*DIRECTIVE*: Below are some records. Pull every line that contains the word "this".

*ITEMS*:
Begin

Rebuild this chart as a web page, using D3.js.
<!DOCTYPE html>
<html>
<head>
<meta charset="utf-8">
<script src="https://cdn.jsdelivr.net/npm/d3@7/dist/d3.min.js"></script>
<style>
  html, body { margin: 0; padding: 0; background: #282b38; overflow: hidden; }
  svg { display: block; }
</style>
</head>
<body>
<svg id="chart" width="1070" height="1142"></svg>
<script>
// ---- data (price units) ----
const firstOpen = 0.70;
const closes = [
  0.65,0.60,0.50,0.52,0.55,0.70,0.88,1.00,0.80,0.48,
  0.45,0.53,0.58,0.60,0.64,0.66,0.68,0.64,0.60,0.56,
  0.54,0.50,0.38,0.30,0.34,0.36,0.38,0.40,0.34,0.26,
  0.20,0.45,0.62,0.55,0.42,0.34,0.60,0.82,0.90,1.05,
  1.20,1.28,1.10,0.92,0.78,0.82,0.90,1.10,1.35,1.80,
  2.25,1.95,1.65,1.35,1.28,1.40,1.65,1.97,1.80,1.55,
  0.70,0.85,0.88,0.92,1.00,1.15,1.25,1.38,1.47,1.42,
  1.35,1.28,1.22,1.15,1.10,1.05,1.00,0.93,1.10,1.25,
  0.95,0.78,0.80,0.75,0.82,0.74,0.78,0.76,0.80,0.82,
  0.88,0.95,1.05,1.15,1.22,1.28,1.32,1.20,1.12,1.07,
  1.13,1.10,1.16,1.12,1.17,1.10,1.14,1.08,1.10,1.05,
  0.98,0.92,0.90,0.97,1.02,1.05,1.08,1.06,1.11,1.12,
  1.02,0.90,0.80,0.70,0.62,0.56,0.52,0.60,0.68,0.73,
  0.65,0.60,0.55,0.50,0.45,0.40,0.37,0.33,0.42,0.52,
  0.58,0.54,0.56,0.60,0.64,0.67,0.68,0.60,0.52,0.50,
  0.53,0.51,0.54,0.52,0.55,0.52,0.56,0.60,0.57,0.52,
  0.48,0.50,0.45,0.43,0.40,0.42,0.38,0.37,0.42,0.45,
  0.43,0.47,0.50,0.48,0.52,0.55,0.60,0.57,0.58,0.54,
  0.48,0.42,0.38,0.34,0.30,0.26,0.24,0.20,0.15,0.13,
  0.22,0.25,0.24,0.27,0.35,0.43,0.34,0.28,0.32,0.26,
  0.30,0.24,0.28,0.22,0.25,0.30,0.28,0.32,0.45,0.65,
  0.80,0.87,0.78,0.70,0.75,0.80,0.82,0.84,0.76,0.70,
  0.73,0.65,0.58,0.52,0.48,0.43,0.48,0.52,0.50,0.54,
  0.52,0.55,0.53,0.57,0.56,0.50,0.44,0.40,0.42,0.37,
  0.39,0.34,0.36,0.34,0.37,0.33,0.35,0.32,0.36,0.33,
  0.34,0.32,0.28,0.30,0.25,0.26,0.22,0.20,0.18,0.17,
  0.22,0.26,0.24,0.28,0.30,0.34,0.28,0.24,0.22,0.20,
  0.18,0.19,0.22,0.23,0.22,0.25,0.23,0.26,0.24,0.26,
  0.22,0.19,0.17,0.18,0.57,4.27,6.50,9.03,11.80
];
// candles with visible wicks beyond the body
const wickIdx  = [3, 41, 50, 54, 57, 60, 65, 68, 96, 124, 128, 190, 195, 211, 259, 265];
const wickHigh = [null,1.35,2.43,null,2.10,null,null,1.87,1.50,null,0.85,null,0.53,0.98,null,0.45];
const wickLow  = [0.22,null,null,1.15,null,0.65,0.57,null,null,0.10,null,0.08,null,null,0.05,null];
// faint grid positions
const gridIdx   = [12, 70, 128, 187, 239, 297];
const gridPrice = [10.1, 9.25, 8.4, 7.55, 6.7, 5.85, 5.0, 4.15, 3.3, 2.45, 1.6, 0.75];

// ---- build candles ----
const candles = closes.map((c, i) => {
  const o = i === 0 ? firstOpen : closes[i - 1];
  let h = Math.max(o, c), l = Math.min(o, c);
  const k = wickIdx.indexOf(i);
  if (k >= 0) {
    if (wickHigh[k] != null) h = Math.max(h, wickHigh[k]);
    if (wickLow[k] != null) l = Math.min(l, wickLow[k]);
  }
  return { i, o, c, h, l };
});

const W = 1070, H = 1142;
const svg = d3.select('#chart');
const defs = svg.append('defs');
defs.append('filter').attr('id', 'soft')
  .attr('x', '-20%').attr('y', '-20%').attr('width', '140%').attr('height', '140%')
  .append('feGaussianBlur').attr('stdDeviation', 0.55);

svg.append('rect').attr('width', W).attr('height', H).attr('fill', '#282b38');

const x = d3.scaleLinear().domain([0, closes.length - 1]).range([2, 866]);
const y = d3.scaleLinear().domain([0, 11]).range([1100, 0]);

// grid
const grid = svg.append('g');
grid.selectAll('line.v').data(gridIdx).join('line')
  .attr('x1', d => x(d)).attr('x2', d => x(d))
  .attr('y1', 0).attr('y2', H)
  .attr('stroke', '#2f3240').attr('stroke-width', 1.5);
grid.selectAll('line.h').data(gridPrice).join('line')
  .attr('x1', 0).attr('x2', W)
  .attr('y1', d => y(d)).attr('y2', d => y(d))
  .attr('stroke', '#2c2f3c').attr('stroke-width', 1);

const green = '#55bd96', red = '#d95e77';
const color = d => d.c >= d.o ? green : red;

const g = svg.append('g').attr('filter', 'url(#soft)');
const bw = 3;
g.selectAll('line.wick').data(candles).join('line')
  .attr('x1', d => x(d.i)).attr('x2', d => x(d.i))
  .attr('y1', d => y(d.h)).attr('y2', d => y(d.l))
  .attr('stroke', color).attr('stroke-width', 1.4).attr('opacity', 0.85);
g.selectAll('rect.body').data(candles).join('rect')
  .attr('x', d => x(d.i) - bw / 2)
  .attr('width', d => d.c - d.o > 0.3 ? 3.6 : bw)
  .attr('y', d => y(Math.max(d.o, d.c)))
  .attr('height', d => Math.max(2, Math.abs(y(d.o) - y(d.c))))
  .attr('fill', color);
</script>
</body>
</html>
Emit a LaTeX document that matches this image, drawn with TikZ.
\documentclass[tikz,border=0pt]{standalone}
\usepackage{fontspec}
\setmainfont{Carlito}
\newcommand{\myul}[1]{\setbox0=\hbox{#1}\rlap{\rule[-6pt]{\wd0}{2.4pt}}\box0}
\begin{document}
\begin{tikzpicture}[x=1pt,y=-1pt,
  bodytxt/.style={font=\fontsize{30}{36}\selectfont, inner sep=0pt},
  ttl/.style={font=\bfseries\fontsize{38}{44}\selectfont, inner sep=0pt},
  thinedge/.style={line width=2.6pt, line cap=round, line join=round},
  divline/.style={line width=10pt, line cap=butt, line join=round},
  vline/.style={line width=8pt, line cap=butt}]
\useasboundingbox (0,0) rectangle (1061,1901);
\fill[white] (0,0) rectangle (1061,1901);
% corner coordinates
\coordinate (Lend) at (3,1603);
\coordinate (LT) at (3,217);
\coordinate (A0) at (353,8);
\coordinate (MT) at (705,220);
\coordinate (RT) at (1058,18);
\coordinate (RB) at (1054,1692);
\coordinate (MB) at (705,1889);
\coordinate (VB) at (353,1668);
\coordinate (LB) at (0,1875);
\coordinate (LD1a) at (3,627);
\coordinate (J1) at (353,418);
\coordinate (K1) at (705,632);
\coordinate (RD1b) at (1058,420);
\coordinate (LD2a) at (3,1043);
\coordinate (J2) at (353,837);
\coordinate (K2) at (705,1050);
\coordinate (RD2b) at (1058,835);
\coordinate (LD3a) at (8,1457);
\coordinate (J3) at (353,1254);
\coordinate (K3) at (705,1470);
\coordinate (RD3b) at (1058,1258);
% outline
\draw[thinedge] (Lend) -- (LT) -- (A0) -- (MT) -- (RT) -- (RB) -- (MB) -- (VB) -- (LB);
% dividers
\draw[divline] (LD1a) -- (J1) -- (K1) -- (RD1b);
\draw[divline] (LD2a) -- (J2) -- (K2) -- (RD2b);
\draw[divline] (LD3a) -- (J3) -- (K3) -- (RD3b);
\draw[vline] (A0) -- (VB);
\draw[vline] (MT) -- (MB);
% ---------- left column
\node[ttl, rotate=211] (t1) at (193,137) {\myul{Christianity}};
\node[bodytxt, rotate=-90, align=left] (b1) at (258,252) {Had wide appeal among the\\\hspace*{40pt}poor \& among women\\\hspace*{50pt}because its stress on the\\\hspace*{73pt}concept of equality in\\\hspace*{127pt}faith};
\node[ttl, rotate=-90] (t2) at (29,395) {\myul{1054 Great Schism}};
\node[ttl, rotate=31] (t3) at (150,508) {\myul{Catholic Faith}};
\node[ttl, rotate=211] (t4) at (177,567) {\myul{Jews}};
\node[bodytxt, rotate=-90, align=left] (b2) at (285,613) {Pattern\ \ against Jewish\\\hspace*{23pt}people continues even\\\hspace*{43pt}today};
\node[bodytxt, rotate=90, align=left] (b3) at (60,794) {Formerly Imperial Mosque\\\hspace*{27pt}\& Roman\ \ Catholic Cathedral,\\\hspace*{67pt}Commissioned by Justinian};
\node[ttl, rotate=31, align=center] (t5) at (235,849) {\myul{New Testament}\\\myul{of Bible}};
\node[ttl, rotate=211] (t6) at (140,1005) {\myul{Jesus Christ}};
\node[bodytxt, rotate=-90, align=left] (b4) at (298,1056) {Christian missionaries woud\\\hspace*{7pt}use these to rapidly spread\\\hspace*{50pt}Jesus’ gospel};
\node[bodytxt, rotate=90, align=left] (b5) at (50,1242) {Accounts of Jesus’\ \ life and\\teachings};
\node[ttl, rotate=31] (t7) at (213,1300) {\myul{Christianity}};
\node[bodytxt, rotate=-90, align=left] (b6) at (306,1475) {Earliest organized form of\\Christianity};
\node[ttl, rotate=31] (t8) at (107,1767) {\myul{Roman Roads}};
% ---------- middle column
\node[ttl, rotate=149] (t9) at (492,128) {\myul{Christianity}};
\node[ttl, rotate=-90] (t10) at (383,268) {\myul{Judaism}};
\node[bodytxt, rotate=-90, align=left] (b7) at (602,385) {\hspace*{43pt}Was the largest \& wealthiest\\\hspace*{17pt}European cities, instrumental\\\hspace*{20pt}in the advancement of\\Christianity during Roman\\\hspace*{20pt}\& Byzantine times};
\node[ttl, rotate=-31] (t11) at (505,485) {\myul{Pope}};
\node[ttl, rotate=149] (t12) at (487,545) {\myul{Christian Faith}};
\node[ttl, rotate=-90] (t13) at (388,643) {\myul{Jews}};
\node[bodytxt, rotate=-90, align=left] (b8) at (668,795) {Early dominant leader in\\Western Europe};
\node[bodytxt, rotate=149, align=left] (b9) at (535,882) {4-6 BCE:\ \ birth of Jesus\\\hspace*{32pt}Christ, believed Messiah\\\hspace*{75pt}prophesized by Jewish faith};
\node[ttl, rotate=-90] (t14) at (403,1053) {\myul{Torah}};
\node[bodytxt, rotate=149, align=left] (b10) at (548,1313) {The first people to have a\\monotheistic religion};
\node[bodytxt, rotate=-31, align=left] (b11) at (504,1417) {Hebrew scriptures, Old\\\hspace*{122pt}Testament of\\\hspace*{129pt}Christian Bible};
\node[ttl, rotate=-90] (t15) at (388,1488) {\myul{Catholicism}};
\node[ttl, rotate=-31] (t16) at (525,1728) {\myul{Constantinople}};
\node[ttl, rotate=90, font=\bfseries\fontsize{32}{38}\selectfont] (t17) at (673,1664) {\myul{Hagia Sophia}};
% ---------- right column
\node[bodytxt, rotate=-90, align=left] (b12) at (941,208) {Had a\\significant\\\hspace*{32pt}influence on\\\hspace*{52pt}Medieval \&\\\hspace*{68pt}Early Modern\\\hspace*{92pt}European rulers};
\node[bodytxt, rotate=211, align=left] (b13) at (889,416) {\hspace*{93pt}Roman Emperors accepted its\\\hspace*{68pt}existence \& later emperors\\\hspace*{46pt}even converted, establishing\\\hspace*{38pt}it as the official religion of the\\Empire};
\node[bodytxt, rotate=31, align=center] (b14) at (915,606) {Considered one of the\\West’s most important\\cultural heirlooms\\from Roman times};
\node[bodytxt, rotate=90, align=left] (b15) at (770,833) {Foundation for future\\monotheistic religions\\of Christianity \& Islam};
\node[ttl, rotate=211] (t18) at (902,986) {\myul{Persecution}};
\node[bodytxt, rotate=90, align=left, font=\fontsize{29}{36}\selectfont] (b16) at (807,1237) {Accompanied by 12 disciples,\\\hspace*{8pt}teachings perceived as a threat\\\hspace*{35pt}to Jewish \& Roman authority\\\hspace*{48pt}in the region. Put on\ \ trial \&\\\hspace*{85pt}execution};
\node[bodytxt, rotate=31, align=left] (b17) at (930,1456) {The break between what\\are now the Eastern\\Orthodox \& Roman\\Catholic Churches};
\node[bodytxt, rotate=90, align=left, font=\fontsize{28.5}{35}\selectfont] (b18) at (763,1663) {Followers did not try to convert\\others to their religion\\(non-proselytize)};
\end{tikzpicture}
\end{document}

End

*EXPECTED ANSWER*:
Rebuild this chart as a web page, using D3.js.
Emit a LaTeX document that matches this image, drawn with TikZ.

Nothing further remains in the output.